When Memphis and Iowa State kick things off on December 30th, the Tigers will be playing in the 59th-annual AutoZone Liberty Bowl. No, it’s not a trip to a tropical region or the grand stage of the New Year’s Six. But it will be a prestigious event that just happens to be held on the same turf the Tigers call home. This is like leaving for college, only to return home for summer and falling in love with someone you’d passed in high school halls for years. (I know this magic distinctly.)

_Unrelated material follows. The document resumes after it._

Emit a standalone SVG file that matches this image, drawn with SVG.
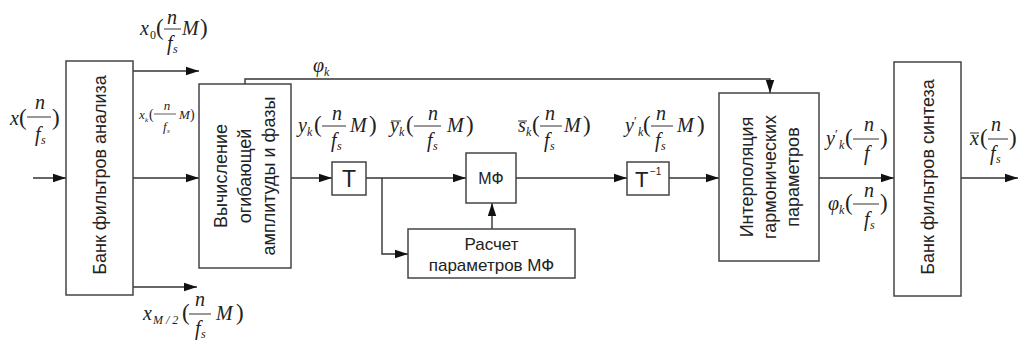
<svg xmlns="http://www.w3.org/2000/svg" width="1019" height="345" viewBox="0 0 1019 345">
<style>
.box{fill:#fff;stroke:#444;stroke-width:1.5}
.cn{fill:none;stroke:#333;stroke-width:1.4}
.lbl{font-family:"Liberation Sans",Arial,sans-serif;font-size:18px;fill:#222}
.mi{font-family:"Liberation Serif","Times New Roman",serif;font-style:italic;font-size:20px;fill:#222}
.mr{font-family:"Liberation Serif","Times New Roman",serif;font-size:23px;fill:#222}
.si{font-family:"Liberation Serif","Times New Roman",serif;font-style:italic;font-size:12px;fill:#222}
.sr{font-family:"Liberation Serif","Times New Roman",serif;font-size:12px;fill:#222}
.pr{font-family:"Liberation Serif","Times New Roman",serif;font-size:13px;fill:#222}
.fb{stroke:#333;stroke-width:1}
.c{text-anchor:middle}
</style>
<defs>
<marker id="ah" markerWidth="14" markerHeight="10" refX="13" refY="5" orient="auto" markerUnits="userSpaceOnUse">
<path d="M0,0.8 L13,5 L0,9.2 z" fill="#111"/>
</marker>
</defs>
<rect width="1019" height="345" fill="#fff"/>

<g id="connectors">
<path class="cn" d="M33,178 H66" marker-end="url(#ah)"/>
<path class="cn" d="M133,71 H199" marker-end="url(#ah)"/>
<path class="cn" d="M133,178 H199" marker-end="url(#ah)"/>
<path class="cn" d="M133,287 H197" marker-end="url(#ah)"/>
<path class="cn" d="M245,84 V79 H770 V93" marker-end="url(#ah)"/>
<path class="cn" d="M291,178 H332" marker-end="url(#ah)"/>
<path class="cn" d="M366,178 H466" marker-end="url(#ah)"/>
<path class="cn" d="M382,178 V254 H408" marker-end="url(#ah)"/>
<path class="cn" d="M492,229 V203" marker-end="url(#ah)"/>
<path class="cn" d="M516,178 H627" marker-end="url(#ah)"/>
<path class="cn" d="M669,178 H719" marker-end="url(#ah)"/>
<path class="cn" d="M819,178 H894" marker-end="url(#ah)"/>
<path class="cn" d="M961,178 H1018" marker-end="url(#ah)"/>
</g>

<g id="analysis-bank">
<rect class="box" x="66" y="61" width="67" height="234"/>
<text class="lbl c" transform="translate(100,175) rotate(-90)" dominant-baseline="central">Банк фильтров анализа</text>
</g>

<g id="envelope">
<rect class="box" x="199" y="84" width="92" height="184"/>
<text class="lbl c" transform="translate(245,176) rotate(-90)" dominant-baseline="central"><tspan x="0" y="-24">Вычисление</tspan><tspan x="0" y="0">огибающей</tspan><tspan x="0" y="24">амплитуды и фазы</tspan></text>
</g>

<g id="T">
<rect class="box" x="332" y="162" width="34" height="33"/>
<text class="lbl c" x="349" y="187" style="font-size:23px">T</text>
</g>

<g id="MF">
<rect class="box" x="466" y="153" width="50" height="50"/>
<text class="lbl c" x="491" y="184" style="font-size:16px">МФ</text>
</g>

<g id="calc">
<rect class="box" x="408" y="229" width="167" height="49"/>
<text class="lbl c" x="491.5" y="250" style="font-size:17px">Расчет</text>
<text class="lbl c" x="491.5" y="271" style="font-size:17px">параметров МФ</text>
</g>

<g id="Tinv">
<rect class="box" x="627" y="162" width="42" height="33"/>
<text class="lbl" x="635" y="187" style="font-size:22px">T</text>
<text class="lbl" x="650" y="175" style="font-size:10px">−1</text>
</g>

<g id="interp">
<rect class="box" x="719" y="93" width="100" height="168"/>
<text class="lbl c" transform="translate(770,177) rotate(-90)" dominant-baseline="central"><tspan x="0" y="-23">Интерполяция</tspan><tspan x="0" y="0">гармонических</tspan><tspan x="0" y="23">параметров</tspan></text>
</g>

<g id="synth-bank">
<rect class="box" x="894" y="62" width="67" height="234"/>
<text class="lbl c" transform="translate(928,177) rotate(-90)" dominant-baseline="central">Банк фильтров синтеза</text>
</g>

<g id="labels">
<!-- x(n/fs) input -->
<text class="mi" x="10" y="125">x</text>
<text class="mr" x="19" y="125">(</text>
<line class="fb" x1="27" y1="117" x2="51" y2="117"/>
<text class="mi c" x="40" y="109">n</text>
<text class="mi" x="35" y="141">f</text><text class="si" x="41" y="144">s</text>
<text class="mr" x="52" y="125">)</text>

<!-- x0 -->
<text class="mi" x="140" y="35">x</text>
<text class="sr" x="150" y="39">0</text>
<text class="mr" x="156" y="35">(</text>
<line class="fb" x1="164" y1="29" x2="181" y2="29"/>
<text class="mi c" x="172" y="24">n</text>
<text class="mi" x="167" y="50">f</text><text class="si" x="173" y="53">s</text>
<text class="mi" x="182" y="35">M</text>
<text class="mr" x="200" y="35">)</text>

<!-- xk small -->
<text class="mi" x="139" y="119" style="font-size:13px">x</text>
<text class="si" x="145" y="122" style="font-size:7px">k</text>
<text class="mr" x="149" y="119" style="font-size:14px">(</text>
<line class="fb" x1="154" y1="114" x2="176" y2="114" style="stroke-width:0.8"/>
<text class="mi c" x="167" y="110" style="font-size:13px">n</text>
<text class="mi" x="163" y="131" style="font-size:13px">f</text><text class="si" x="167" y="133" style="font-size:7px">s</text>
<text class="mi" x="179" y="119" style="font-size:13px">M</text>
<text class="mr" x="190" y="119" style="font-size:14px">)</text>

<!-- xM/2 -->
<text class="mi" x="143" y="320">x</text>
<text class="si" x="153" y="324">M / 2</text>
<text class="mr" x="182" y="320">(</text>
<line class="fb" x1="189" y1="314" x2="211" y2="314"/>
<text class="mi c" x="200" y="306">n</text>
<text class="mi" x="195" y="335">f</text><text class="si" x="201" y="338">s</text>
<text class="mi" x="216" y="320">M</text>
<text class="mr" x="236" y="320">)</text>

<!-- phi_k on feedforward -->
<text class="mi" x="313" y="72">φ</text>
<text class="si" x="324" y="76">k</text>

<!-- y_k -->
<text class="mi" x="298" y="132">y</text>
<text class="si" x="307" y="136">k</text>
<text class="mr" x="314" y="132">(</text>
<line class="fb" x1="322" y1="126" x2="346" y2="126"/>
<text class="mi c" x="337" y="120">n</text>
<text class="mi" x="331" y="147">f</text><text class="si" x="337" y="150">s</text>
<text class="mi" x="350" y="132">M</text>
<text class="mr" x="369" y="132">)</text>

<!-- ybar_k -->
<text class="mi" x="390" y="132">y</text>
<line class="fb" x1="391" y1="121" x2="401" y2="121"/>
<text class="si" x="399" y="136">k</text>
<text class="mr" x="406" y="132">(</text>
<line class="fb" x1="414" y1="126" x2="441" y2="126"/>
<text class="mi c" x="433" y="120">n</text>
<text class="mi" x="427" y="147">f</text><text class="si" x="433" y="150">s</text>
<text class="mi" x="447" y="132">M</text>
<text class="mr" x="466" y="132">)</text>

<!-- sbar_k -->
<text class="mi" x="518" y="132">s</text>
<line class="fb" x1="518" y1="121" x2="527" y2="121"/>
<text class="si" x="526" y="136">k</text>
<text class="mr" x="532" y="132">(</text>
<line class="fb" x1="540" y1="126" x2="562" y2="126"/>
<text class="mi c" x="550" y="120">n</text>
<text class="mi" x="544" y="147">f</text><text class="si" x="550" y="150">s</text>
<text class="mi" x="564" y="132">M</text>
<text class="mr" x="583" y="132">)</text>

<!-- y'_k -->
<text class="mi" x="625" y="132">y</text>
<text class="pr" x="634" y="125">′</text>
<text class="si" x="638" y="136">k</text>
<text class="mr" x="643" y="132">(</text>
<line class="fb" x1="651" y1="126" x2="673" y2="126"/>
<text class="mi c" x="661" y="120">n</text>
<text class="mi" x="655" y="147">f</text><text class="si" x="661" y="150">s</text>
<text class="mi" x="677" y="132">M</text>
<text class="mr" x="697" y="132">)</text>

<!-- y'_k(n/f) output -->
<text class="mi" x="826" y="145">y</text>
<text class="pr" x="835" y="138">′</text>
<text class="si" x="839" y="149">k</text>
<text class="mr" x="845" y="145">(</text>
<line class="fb" x1="853" y1="139" x2="879" y2="139"/>
<text class="mi c" x="869" y="131">n</text>
<text class="mi" x="864" y="160">f</text>
<text class="mr" x="880" y="145">)</text>

<!-- phi_k(n/fs) output -->
<text class="mi" x="828" y="210">φ</text>
<text class="si" x="839" y="214">k</text>
<text class="mr" x="845" y="210">(</text>
<line class="fb" x1="853" y1="204" x2="879" y2="204"/>
<text class="mi c" x="869" y="197">n</text>
<text class="mi" x="864" y="226">f</text><text class="si" x="870" y="229">s</text>
<text class="mr" x="880" y="210">)</text>

<!-- xbar output -->
<text class="mi" x="970" y="145">x</text>
<line class="fb" x1="970" y1="133" x2="979" y2="133"/>
<text class="mr" x="980" y="145">(</text>
<line class="fb" x1="988" y1="139" x2="1008" y2="139"/>
<text class="mi c" x="996" y="131">n</text>
<text class="mi" x="990" y="160">f</text><text class="si" x="996" y="163">s</text>
<text class="mr" x="1009" y="145">)</text>
</g>
</svg>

And let’s not forget the football team Memphis will be cheering. If it can’t already be called the greatest in the history of the program, it’s now leading the conversation. A win in the Liberty Bowl would give the Tigers 11 for the season, a total never reached in more than a century of Memphis football. The team has scored the most points (572) in program history and needed only 12 games to break the record set in 13 contests by the 2015 team.

And bless the football gods for giving Memphis fans one more chance to see seniors Riley Ferguson and Anthony Miller do extraordinary things in blue and gray. Before the end of the first quarter, Ferguson should become the first Memphis quarterback to pass for 4,000 yards in a season (he needs 29). If Miller catches eight passes, he’ll become the first Memphis receiver to pull down 100 receptions in a season. And 93 yards would give the Christian Brothers High School alum 1,500 for the year. We will not see these numbers regularly, if ever again. Ferguson and Miller, it can be said, are the Finch and Robinson of Memphis football.

Embrace the disappointment, if such is possible. The Peach Bowl was there for the taking. (Note: The first Peach Bowl was played in 1968, three years after the Liberty Bowl game had moved to Memphis.) But a top-20 Memphis football team is playing in one of the top 10 (out of 40!) bowl games in the country. Right here in Memphis. Liberty is a blessing.